- _TASK DIRECTIONS_
Reproduce exactly, with no pictures, each line from the opening of the material down through the line containing "import plotly.graph_objects as go".

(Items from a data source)
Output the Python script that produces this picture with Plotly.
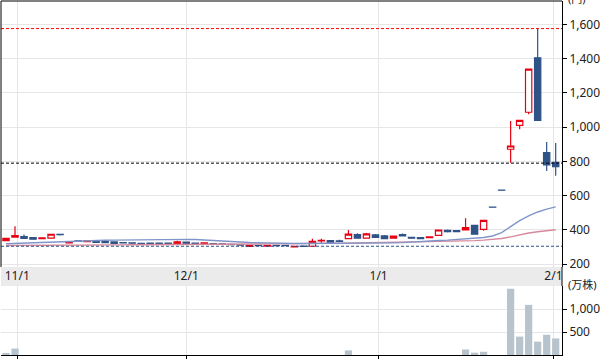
import plotly.graph_objects as go

# ---------------- data ----------------
idx = list(range(62))
opens = [338, 358, 361, 355, 350, 352, 374, 325, 337, 332, 333, 332, 330, 326, 325, 322, 323, 324, 324, 322,
         329, 323, 316, 320, 319, 316, 314, 304, 311, 305, 311, 310, 301, 306, 305, 336, 338, 336, 350, 373,
         353, 371, 365, 352, 373, 357, 356, 355, 369, 398, 397, 401, 427, 404, 534, 633, 871, 1010, 1087, 1405,
         851, 795]
highs = [353, 422, 373, 358, 358, 378, 378, 334, 339, 338, 338, 335, 334, 329, 328, 325, 325, 326, 326, 337,
         331, 325, 328, 322, 321, 318, 316, 312, 312, 311, 312, 311, 307, 308, 349, 349, 342, 343, 400, 381,
         382, 377, 370, 366, 380, 360, 358, 362, 400, 403, 399, 468, 428, 458, 534, 633, 1036, 1040, 1339, 1577,
         913, 908]
lows = [337, 356, 350, 345, 349, 350, 368, 323, 332, 330, 326, 324, 319, 322, 321, 317, 320, 321, 321, 320,
        318, 316, 314, 317, 315, 313, 311, 302, 308, 303, 308, 306, 300, 303, 304, 323, 325, 331, 348, 350,
        351, 354, 347, 350, 362, 350, 348, 353, 365, 386, 389, 399, 373, 395, 533, 632, 792, 987, 1075, 1040,
        744, 717]
closes = [351, 367, 351, 346, 354, 375, 372, 332, 334, 336, 328, 326, 321, 324, 323, 318, 321, 322, 322, 330,
          320, 318, 325, 318, 317, 314, 312, 310, 309, 310, 309, 308, 305, 304, 334, 339, 327, 334, 376, 352,
          377, 356, 350, 364, 366, 352, 350, 360, 400, 390, 390, 414, 375, 456, 533, 632, 890, 1039, 1339, 1040,
          779, 770]
ma_short = [320, 322, 325, 327, 329, 331, 333, 335, 337, 338, 339, 340, 341, 342, 343, 344, 344, 345, 345, 345,
            345, 344, 342, 339, 336, 333, 330, 327, 325, 323, 322, 322, 321, 321, 321, 322, 322, 322, 322, 323,
            323, 323, 324, 325, 326, 330, 333, 336, 339, 341, 344, 346, 350, 356, 365, 385, 420, 455, 482, 505,
            522, 535]
ma_long = [309, 309, 310, 310, 310, 311, 311, 311, 312, 312, 312, 313, 313, 313, 314, 314, 314, 315, 315, 315,
           316, 316, 316, 317, 317, 317, 318, 318, 318, 319, 319, 320, 320, 321, 321, 322, 322, 323, 323, 324,
           325, 326, 326, 326, 327, 327, 328, 330, 331, 332, 334, 336, 338, 341, 345, 350, 360, 372, 382, 390,
           396, 401]
volume = [25, 140, 0, 0, 0, 0, 0, 0, 0, 0, 0, 0, 0, 0, 0, 0, 0, 0, 0, 0,
          0, 0, 0, 0, 0, 0, 0, 0, 0, 0, 0, 0, 0, 0, 0, 0, 0, 0, 100, 0,
          0, 0, 0, 0, 0, 0, 0, 0, 0, 0, 0, 120, 50, 70, 0, 0, 1440, 400, 1090, 290,
          440, 360]
date_pos = [1.25, 20.0, 41.35, 60.75]
date_labels = ["11/1", "12/1", "1/1", "2/1"]
price_ticks = [200, 400, 600, 800, 1000, 1200, 1400, 1600]
vol_ticks = [500, 1000]
high_line = 1575
mid_line = 790
low_line = 305

# ---------------- figure ----------------
UP = "#e60012"
DOWN = "#2f5386"
GRID = "#e6e6e6"
FONT = "Noto Sans, Noto Sans CJK JP, sans-serif"

fig = go.Figure()

fig.add_trace(go.Scatter(x=idx, y=ma_long, mode="lines", line=dict(color="#d7899c", width=1.4),
                         hoverinfo="skip", showlegend=False, xaxis="x", yaxis="y"))
fig.add_trace(go.Scatter(x=idx, y=ma_short, mode="lines", line=dict(color="#7f95c9", width=1.4),
                         hoverinfo="skip", showlegend=False, xaxis="x", yaxis="y"))
fig.add_trace(go.Candlestick(
    x=idx, open=opens, high=highs, low=lows, close=closes,
    increasing=dict(line=dict(color=UP, width=1.2), fillcolor="white"),
    decreasing=dict(line=dict(color=DOWN, width=1.2), fillcolor=DOWN),
    whiskerwidth=0, showlegend=False, xaxis="x", yaxis="y"))
fig.add_trace(go.Bar(x=idx, y=volume, marker=dict(color="#b7c3cd", line=dict(width=0)), width=0.8,
                     showlegend=False, hoverinfo="skip", xaxis="x2", yaxis="y2"))

VOL_TOP = 0.1949
PRICE_BOT = 0.2486

shapes = [
    dict(type="rect", xref="paper", yref="paper", x0=0, x1=1, y0=VOL_TOP, y1=PRICE_BOT,
         fillcolor="#ebebeb", line=dict(width=0), layer="below"),
    dict(type="line", xref="paper", yref="y", x0=0, x1=1, y0=high_line, y1=high_line,
         line=dict(color="#ff0000", width=1, dash="3px,2px")),
    dict(type="line", xref="paper", yref="y", x0=0, x1=1, y0=mid_line, y1=mid_line,
         line=dict(color="#000000", width=1, dash="3px,2px")),
    dict(type="line", xref="paper", yref="y", x0=0, x1=1, y0=low_line, y1=low_line,
         line=dict(color=DOWN, width=1, dash="3px,2px")),
    dict(type="line", xref="paper", yref="paper", x0=0, x1=1, y0=1, y1=1,
         line=dict(color="#000", width=1)),
    dict(type="line", xref="paper", yref="paper", x0=0, x1=0, y0=PRICE_BOT, y1=1,
         line=dict(color="#000", width=1)),
    dict(type="line", xref="paper", yref="paper", x0=1, x1=1, y0=VOL_TOP, y1=PRICE_BOT,
         line=dict(color="#000", width=1)),
]

fig.update_layout(
    width=604, height=362,
    margin=dict(l=1, r=42, t=1, b=7),
    paper_bgcolor="white", plot_bgcolor="white",
    font=dict(family=FONT, size=12, color="#222"),
    showlegend=False, hovermode=False,
    boxgap=0.3, boxgroupgap=0,
    xaxis=dict(domain=[0, 1], range=[-0.555, 61.70], anchor="y",
               tickmode="array", tickvals=date_pos, ticktext=date_labels,
               showgrid=True, gridcolor=GRID, gridwidth=1, zeroline=False, showline=False,
               ticks="", tickfont=dict(size=12, color="#222"), rangeslider=dict(visible=False)),
    xaxis2=dict(domain=[0, 1], matches="x", anchor="y2",
                tickmode="array", tickvals=date_pos, showticklabels=False,
                showgrid=True, gridcolor=GRID, zeroline=False,
                showline=True, linecolor="#000", linewidth=1, ticks="outside", ticklen=3, tickcolor="#000"),
    yaxis=dict(domain=[PRICE_BOT, 1], range=[184, 1736], side="right", anchor="x",
               tickmode="array", tickvals=price_ticks, tickformat=",",
               showgrid=True, gridcolor=GRID, zeroline=False,
               showline=True, linecolor="#000", linewidth=1, ticks="outside", ticklen=4, tickcolor="#000",
               tickfont=dict(size=12, color="#222")),
    yaxis2=dict(domain=[0, VOL_TOP], range=[0, 1500], side="right", anchor="x2",
                tickmode="array", tickvals=vol_ticks, tickformat=",",
                showgrid=True, gridcolor=GRID, zeroline=False,
                showline=True, linecolor="#000", linewidth=1, ticks="outside", ticklen=4, tickcolor="#000",
                tickfont=dict(size=12, color="#222")),
    shapes=shapes,
    annotations=[
        dict(text="(円)", xref="paper", yref="paper", x=1, y=1, xanchor="left", yanchor="middle",
             xshift=4, yshift=3, showarrow=False, font=dict(size=11, family=FONT, color="#222")),
        dict(text="(万株)", xref="paper", yref="paper", x=1, y=VOL_TOP, xanchor="left", yanchor="middle",
             xshift=4, yshift=2, showarrow=False, font=dict(size=11, family=FONT, color="#222")),
    ],
)

fig.write_html("out.html")
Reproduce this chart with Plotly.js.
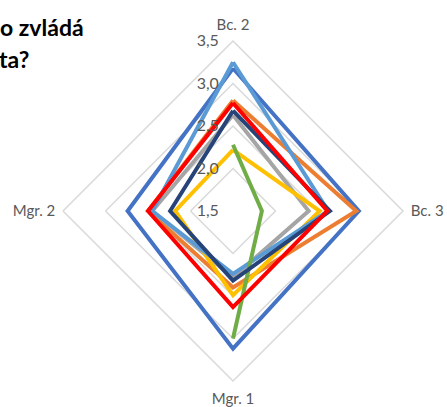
<!DOCTYPE html>
<html>
<head>
<meta charset="utf-8">
<script src="https://cdn.plot.ly/plotly-3.0.1.min.js"></script>
<style>html,body{margin:0;padding:0;background:#fff;}#chart{width:447px;height:407px;}</style>
</head>
<body>
<div id="chart"></div>
<script>
var categories = ["Bc. 2", "Bc. 3", "Mgr. 1", "Mgr. 2"];
var radialTicks = [1.5, 2.0, 2.5, 3.0, 3.5];
var radialTickText = ["1,5", "2,0", "2,5", "3,0", "3,5"];

var seriesBlue      = [3.18, 2.98, 3.12, 2.74];
var seriesOrange    = [2.80, 2.95, 2.40, 2.50];
var seriesGray      = [2.63, 2.39, 2.28, 2.45];
var seriesYellow    = [2.22, 2.52, 2.49, 2.18];
var seriesLightBlue = [3.25, 2.62, 2.24, 2.45];
var seriesGreen     = [2.28, 1.84, 3.00, null];
var seriesDarkBlue  = [2.68, 2.64, 2.32, 2.24];
var seriesRed       = [2.77, 2.61, 2.63, 2.50];

var titleLines = ["o zvládá", "ta?"];

var seriesList = [
  {name: "Blue", values: seriesBlue, color: "#4472C4"},
  {name: "Orange", values: seriesOrange, color: "#ED7D31"},
  {name: "Gray", values: seriesGray, color: "#A5A5A5"},
  {name: "Yellow", values: seriesYellow, color: "#FFC000"},
  {name: "LightBlue", values: seriesLightBlue, color: "#5B9BD5"},
  {name: "Green", values: seriesGreen, color: "#70AD47"},
  {name: "DarkBlue", values: seriesDarkBlue, color: "#264478"},
  {name: "Red", values: seriesRed, color: "#FF0000"}
];

var traces = seriesList.map(function(s) {
  return {
    type: "scatterpolar",
    mode: "lines",
    r: s.values.concat([s.values[0]]),
    theta: categories.concat([categories[0]]),
    connectgaps: false,
    name: s.name,
    line: {color: s.color, width: 4, shape: "linear"},
    hoverinfo: "skip"
  };
});

var W = 447, H = 407, cx = 233, cy = 211, R = 170;

var layout = {
  width: W, height: H,
  margin: {l: 0, r: 0, t: 0, b: 0},
  paper_bgcolor: "#ffffff",
  showlegend: false,
  font: {family: "Lato, 'Open Sans', sans-serif", color: "#595959", size: 13},
  polar: {
    domain: {x: [(cx - R) / W, (cx + R) / W], y: [(H - cy - R) / H, (H - cy + R) / H]},
    gridshape: "linear",
    bgcolor: "rgba(0,0,0,0)",
    angularaxis: {
      rotation: 90,
      direction: "clockwise",
      showgrid: false,
      showline: true,
      linecolor: "#D9D9D9",
      linewidth: 1.5,
      ticks: "outside",
      ticklen: 4,
      tickcolor: "rgba(0,0,0,0)",
      tickfont: {size: 15, color: "#595959", family: "Lato, sans-serif"}
    },
    radialaxis: {
      range: [1.5, 3.5],
      angle: 90,
      tickangle: 90,
      side: "counterclockwise",
      tickvals: radialTicks,
      ticktext: radialTickText,
      showline: false,
      gridcolor: "#D9D9D9",
      gridwidth: 1.5,
      ticks: "outside",
      ticklen: 8,
      tickcolor: "rgba(0,0,0,0)",
      tickfont: {size: 16, color: "#595959", family: "Lato, sans-serif"}
    }
  },
  annotations: [
    {text: "<b>" + titleLines[0] + "</b>", xref: "paper", yref: "paper", x: 86 / W, y: 1 - 27 / H,
     xanchor: "right", yanchor: "middle", showarrow: false, font: {size: 23, color: "#000000", family: "Lato, sans-serif"}},
    {text: "<b>" + titleLines[1] + "</b>", xref: "paper", yref: "paper", x: 31 / W, y: 1 - 59 / H,
     xanchor: "right", yanchor: "middle", showarrow: false, font: {size: 23, color: "#000000", family: "Lato, sans-serif"}}
  ]
};

Plotly.newPlot("chart", traces, layout, {displayModeBar: false, staticPlot: true});
</script>
</body>
</html>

- _RESPONSE_
Output the Python script that produces this picture with Plotly.
import plotly.graph_objects as go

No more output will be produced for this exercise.